_Data lines_:

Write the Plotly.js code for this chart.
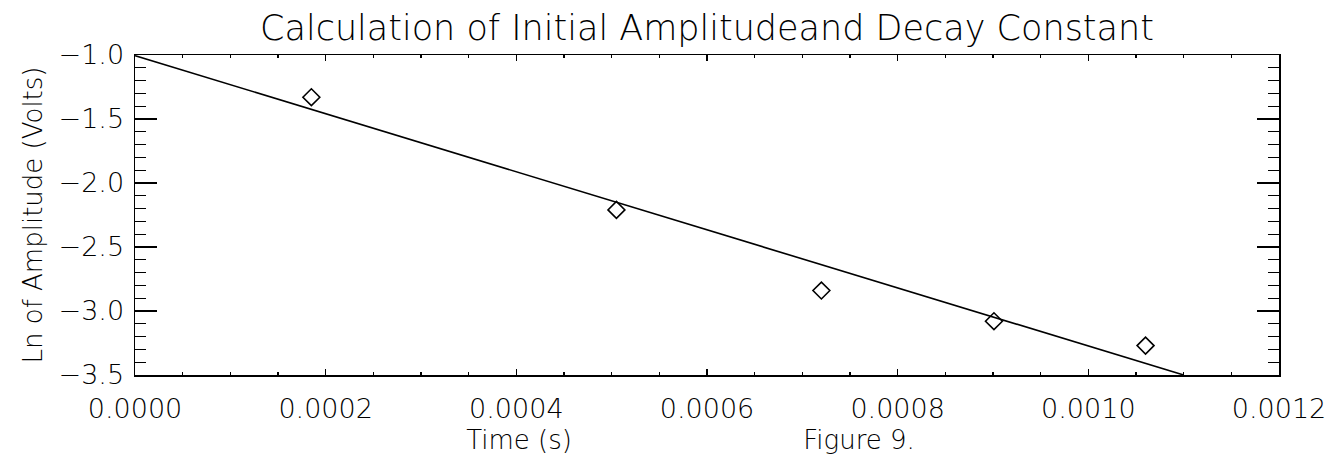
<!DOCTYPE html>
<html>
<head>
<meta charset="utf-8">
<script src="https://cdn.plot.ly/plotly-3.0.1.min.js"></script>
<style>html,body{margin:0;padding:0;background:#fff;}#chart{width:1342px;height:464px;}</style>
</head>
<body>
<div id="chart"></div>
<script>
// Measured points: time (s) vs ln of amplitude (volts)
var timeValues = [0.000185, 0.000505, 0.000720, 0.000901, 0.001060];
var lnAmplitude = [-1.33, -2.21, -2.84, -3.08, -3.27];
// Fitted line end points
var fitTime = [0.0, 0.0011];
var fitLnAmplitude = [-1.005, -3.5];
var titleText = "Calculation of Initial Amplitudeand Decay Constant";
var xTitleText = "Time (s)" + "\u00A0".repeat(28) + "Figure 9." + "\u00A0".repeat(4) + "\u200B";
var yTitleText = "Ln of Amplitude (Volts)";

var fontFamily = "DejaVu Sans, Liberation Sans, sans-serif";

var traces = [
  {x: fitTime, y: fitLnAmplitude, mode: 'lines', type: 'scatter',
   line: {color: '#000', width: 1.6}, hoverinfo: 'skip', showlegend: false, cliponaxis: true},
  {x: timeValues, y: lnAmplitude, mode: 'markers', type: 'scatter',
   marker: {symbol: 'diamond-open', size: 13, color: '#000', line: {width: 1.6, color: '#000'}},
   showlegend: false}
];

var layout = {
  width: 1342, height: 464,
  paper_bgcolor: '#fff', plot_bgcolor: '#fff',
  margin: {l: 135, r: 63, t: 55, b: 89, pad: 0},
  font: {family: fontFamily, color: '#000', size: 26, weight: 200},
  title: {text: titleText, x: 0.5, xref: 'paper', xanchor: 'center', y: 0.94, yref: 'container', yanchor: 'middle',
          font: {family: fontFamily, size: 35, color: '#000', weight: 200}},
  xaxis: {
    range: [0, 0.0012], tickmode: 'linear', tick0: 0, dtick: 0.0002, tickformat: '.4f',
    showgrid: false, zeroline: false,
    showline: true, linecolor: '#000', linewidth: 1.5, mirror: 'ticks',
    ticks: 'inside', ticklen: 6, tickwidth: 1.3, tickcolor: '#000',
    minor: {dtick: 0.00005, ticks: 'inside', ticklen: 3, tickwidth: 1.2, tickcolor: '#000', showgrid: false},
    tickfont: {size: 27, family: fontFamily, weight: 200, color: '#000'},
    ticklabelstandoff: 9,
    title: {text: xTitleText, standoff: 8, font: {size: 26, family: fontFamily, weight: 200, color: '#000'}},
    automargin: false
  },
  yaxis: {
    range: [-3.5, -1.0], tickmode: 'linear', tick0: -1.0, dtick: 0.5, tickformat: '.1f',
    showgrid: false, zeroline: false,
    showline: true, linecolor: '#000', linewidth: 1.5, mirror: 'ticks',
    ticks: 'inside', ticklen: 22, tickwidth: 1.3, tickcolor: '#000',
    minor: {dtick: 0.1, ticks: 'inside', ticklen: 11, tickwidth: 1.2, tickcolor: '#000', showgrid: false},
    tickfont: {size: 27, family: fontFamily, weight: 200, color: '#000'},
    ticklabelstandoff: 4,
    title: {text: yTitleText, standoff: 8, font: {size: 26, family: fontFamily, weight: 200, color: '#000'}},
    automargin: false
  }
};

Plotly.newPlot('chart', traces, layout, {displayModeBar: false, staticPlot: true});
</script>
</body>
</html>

_Task_:
The material above must be printed exactly, with its pictures left out.

_Answer for the task_:
Write the Plotly.js code for this chart.
<!DOCTYPE html>
<html>
<head>
<meta charset="utf-8">
<script src="https://cdn.plot.ly/plotly-3.0.1.min.js"></script>
<style>html,body{margin:0;padding:0;background:#fff;}#chart{width:1342px;height:464px;}</style>
</head>
<body>
<div id="chart"></div>
<script>
// Measured points: time (s) vs ln of amplitude (volts)
var timeValues = [0.000185, 0.000505, 0.000720, 0.000901, 0.001060];
var lnAmplitude = [-1.33, -2.21, -2.84, -3.08, -3.27];
// Fitted line end points
var fitTime = [0.0, 0.0011];
var fitLnAmplitude = [-1.005, -3.5];
var titleText = "Calculation of Initial Amplitudeand Decay Constant";
var xTitleText = "Time (s)" + "\u00A0".repeat(28) + "Figure 9." + "\u00A0".repeat(4) + "\u200B";
var yTitleText = "Ln of Amplitude (Volts)";

var fontFamily = "DejaVu Sans, Liberation Sans, sans-serif";

var traces = [
  {x: fitTime, y: fitLnAmplitude, mode: 'lines', type: 'scatter',
   line: {color: '#000', width: 1.6}, hoverinfo: 'skip', showlegend: false, cliponaxis: true},
  {x: timeValues, y: lnAmplitude, mode: 'markers', type: 'scatter',
   marker: {symbol: 'diamond-open', size: 13, color: '#000', line: {width: 1.6, color: '#000'}},
   showlegend: false}
];

var layout = {
  width: 1342, height: 464,
  paper_bgcolor: '#fff', plot_bgcolor: '#fff',
  margin: {l: 135, r: 63, t: 55, b: 89, pad: 0},
  font: {family: fontFamily, color: '#000', size: 26, weight: 200},
  title: {text: titleText, x: 0.5, xref: 'paper', xanchor: 'center', y: 0.94, yref: 'container', yanchor: 'middle',
          font: {family: fontFamily, size: 35, color: '#000', weight: 200}},
  xaxis: {
    range: [0, 0.0012], tickmode: 'linear', tick0: 0, dtick: 0.0002, tickformat: '.4f',
    showgrid: false, zeroline: false,
    showline: true, linecolor: '#000', linewidth: 1.5, mirror: 'ticks',
    ticks: 'inside', ticklen: 6, tickwidth: 1.3, tickcolor: '#000',
    minor: {dtick: 0.00005, ticks: 'inside', ticklen: 3, tickwidth: 1.2, tickcolor: '#000', showgrid: false},
    tickfont: {size: 27, family: fontFamily, weight: 200, color: '#000'},
    ticklabelstandoff: 9,
    title: {text: xTitleText, standoff: 8, font: {size: 26, family: fontFamily, weight: 200, color: '#000'}},
    automargin: false
  },
  yaxis: {
    range: [-3.5, -1.0], tickmode: 'linear', tick0: -1.0, dtick: 0.5, tickformat: '.1f',
    showgrid: false, zeroline: false,
    showline: true, linecolor: '#000', linewidth: 1.5, mirror: 'ticks',
    ticks: 'inside', ticklen: 22, tickwidth: 1.3, tickcolor: '#000',
    minor: {dtick: 0.1, ticks: 'inside', ticklen: 11, tickwidth: 1.2, tickcolor: '#000', showgrid: false},
    tickfont: {size: 27, family: fontFamily, weight: 200, color: '#000'},
    ticklabelstandoff: 4,
    title: {text: yTitleText, standoff: 8, font: {size: 26, family: fontFamily, weight: 200, color: '#000'}},
    automargin: false
  }
};

Plotly.newPlot('chart', traces, layout, {displayModeBar: false, staticPlot: true});
</script>
</body>
</html>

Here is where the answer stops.